Un sábado, por casualidad, me la crucé saliendo de su casa. Serían aproximadamente las cinco de la tarde. Llevaba un gorro de lana y un abrigo. Aunque no hacía mucho frío lo llevaba bien abrochado y las manos metidas en los bolsillos. Decidí seguirla.

Nunca he seguido a nadie y desconozco si existe una técnica especial para hacerlo. Sólo conozco lo que he visto en las películas, por lo que me sentía bastante ridículo escondiéndome no sé muy bien de qué, sobre todo porque estaba plenamente seguro de que aquella mujer no me conocía de nada, a pesar de haberme tenido enfrente durante tantos días, pero era tal la curiosidad que sentía alrededor de aquel enigma que no podía evitar sentirme atraído. Cruzó la Gran Vía, luego pasó por delante del Ayuntamiento y se metió por la calle del hotel San Juan hasta llegar a la plaza de Santa Ana. Allí entró en una pequeña y solitaria cafetería que tenía unas enormes cristaleras. Ella se sentó de espaldas al escaparate que ofrecía el establecimiento y yo pude ver cómo el camarero le traía un café. Pensé que estaría esperando a alguien y supuse que mi curiosidad sería satisfecha en un rato, pero pasaron unas horas y allí no apareció nadie. Entonces ella se levantó, pagó su café y salió de regreso. Yo, como sabía a dónde iba, ya no tenía necesidad de seguirla. Corriendo llegué a mi casa, entré en mi habitación y allí la esperé. No tardó mucho en abrir su ventana, colgó el abrigo y el gorro lo lanzó a un rincón. Se sentó en la cama con las piernas encogidas y cruzó los brazos sobre sus rodillas. Entonces empezó su viaje. ¿Hacia dónde estaría mirando? ¿Qué pasaba por la imaginación de aquella mujer que día tras día practicaba una rutina tan extraña y de una forma tan rigurosa? ¿Qué estaba buscando? Luego la seguí varias veces más y siempre el recorrido fue el mismo. La cafetería era la misma y siempre tomaba un café y esperaba. ¿Qué es lo que esperaba? ¿A quién? ¿Realmente esperaba?
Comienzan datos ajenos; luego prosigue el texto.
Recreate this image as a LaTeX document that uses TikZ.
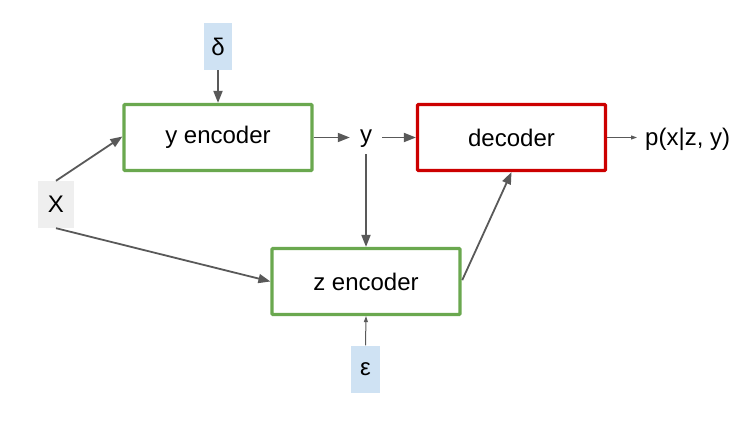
\documentclass[tikz,border=0pt]{standalone}
\usepackage{fontspec}
\setmainfont{Liberation Sans}
\usetikzlibrary{arrows.meta}
\definecolor{encgreen}{HTML}{6AA84F}
\definecolor{decred}{HTML}{CC0000}
\definecolor{noiseblue}{HTML}{CFE2F3}
\definecolor{inputgray}{HTML}{EFEFEF}
\definecolor{wire}{HTML}{595959}
\begin{document}
\begin{tikzpicture}[x=1pt,y=-1pt,
  every node/.style={font=\fontsize{24}{28}\selectfont, inner sep=0pt},
  block/.style={draw, line width=3.2pt, rounded corners=1pt, fill=white,
    minimum width=188pt, minimum height=66pt},
  encbox/.style={block, draw=encgreen},
  decbox/.style={block, draw=decred},
  noisebox/.style={fill=noiseblue, minimum width=28pt, minimum height=47pt},
  inbox/.style={fill=inputgray, minimum width=36pt, minimum height=47pt},
  link/.style={draw=wire, line width=1.8pt, -{Triangle[length=12pt,width=9pt]}},
  thinlink/.style={draw=wire, line width=1pt, -{Triangle[length=6pt,width=4pt]}}]
  \useasboundingbox (0,0) rectangle (746,427);

  % blocks
  \node[encbox] (yenc) at (218,137.5) {y encoder};
  \node[decbox] (dec) at (511.5,137.5) {decoder};
  \node[encbox] (zenc) at (366,281.5) {z encoder};

  % inputs and noise sources
  \node[noisebox] (delta) at (218,46.5) {δ};
  \node[noisebox, minimum width=29pt] (eps) at (365.5,369) {ε};
  \node[inbox] (x) at (56,204.5) {X};

  % intermediate and output labels
  \node[inner xsep=10pt, inner ysep=6pt] (y) at (366,139) {y};
  \node[anchor=west] (out) at (645,139) {p(x|z, y)};

  % connectors
  \draw[link] (delta.south) -- (yenc.north);
  \draw[link] (x.north) -- ([yshift=1pt]yenc.west);
  \draw[link] (x.south) -- (zenc.west);
  \draw[link] (yenc.east) -- (yenc.east -| y.west);
  \draw[link] (dec.west -| y.east) -- (dec.west);
  \draw[link] (y.south) -- (zenc.north);
  \draw[link, shorten <=1.5pt] (zenc.east) -- (dec.south);
  \draw[thinlink] (eps.north) -- (zenc.south);
  \draw[thinlink, shorten >=8pt] (dec.east) -- (dec.east -| out.west);
\end{tikzpicture}
\end{document}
A veces nos imaginamos espacios que sólo nosotros somos capaces de reconocer porque se crean a partir de cordilleras y valles que nadie, más que nosotros, ha visitado. Allí donde habitan el dolor y la angustia también lo hacen la felicidad y el bienestar. Allí se levanta el refugio que ampara nuestra alma y, allí, ocupando todos los rincones, está la soledad. Eso es lo que creo que buscaba la mirada de aquella mujer, una puerta por la que abandonar la soledad que llevaba por dentro. La soledad de sus deseos y también de sus silencios. Es lo que yo pienso que buscaba o lo que pienso que yo buscaría. Hubo momentos en los que yo también me abandoné a mi propia mirada y me lancé a un vacío que aún hoy soy incapaz de comprender.

Un día, que hoy no sabría determinar, porque los recuerdos y la memoria van realizando pequeñas traiciones, observé que se retrasaba en abrir la ventana. Esperé un rato y luego una hora y otra. Aquel día no fui al trabajo y estuve todo el tiempo esperando. Por la tarde salí corriendo a la cafetería hasta donde la había seguido en días pasados, pero tampoco estaba. Pregunté por ella, la conocían, incluso me dijeron su nombre: Lovise, pero no la habían visto. Fui a su edificio y pregunté a unos vecinos. Nada. Tampoco estaba. “Salió al atardecer llevando sólo una maleta pequeña”, me dijo una vecina. Se marchó sigilosamente, sin dejar ninguna señal y ya no la volví a ver nunca.

Aquella ventana permanece cerrada desde hace más de un año y yo, desde entonces, cada mañana y cada atardecer, me instalo en un complejo cruce de autopistas que sólo mi mirada es capaz de recorrer. Un especial silencio, oscurecido por sensaciones de difícil explicación, arranca con el día hasta llegar la noche. Me imagino a Lovise y casi puedo verla, allí sentada sobre su cama, como otras tantas veces, con las piernas recogidas entre sus brazos y pienso en el número infinito de horizontes que apenas puede alcanzar la mirada.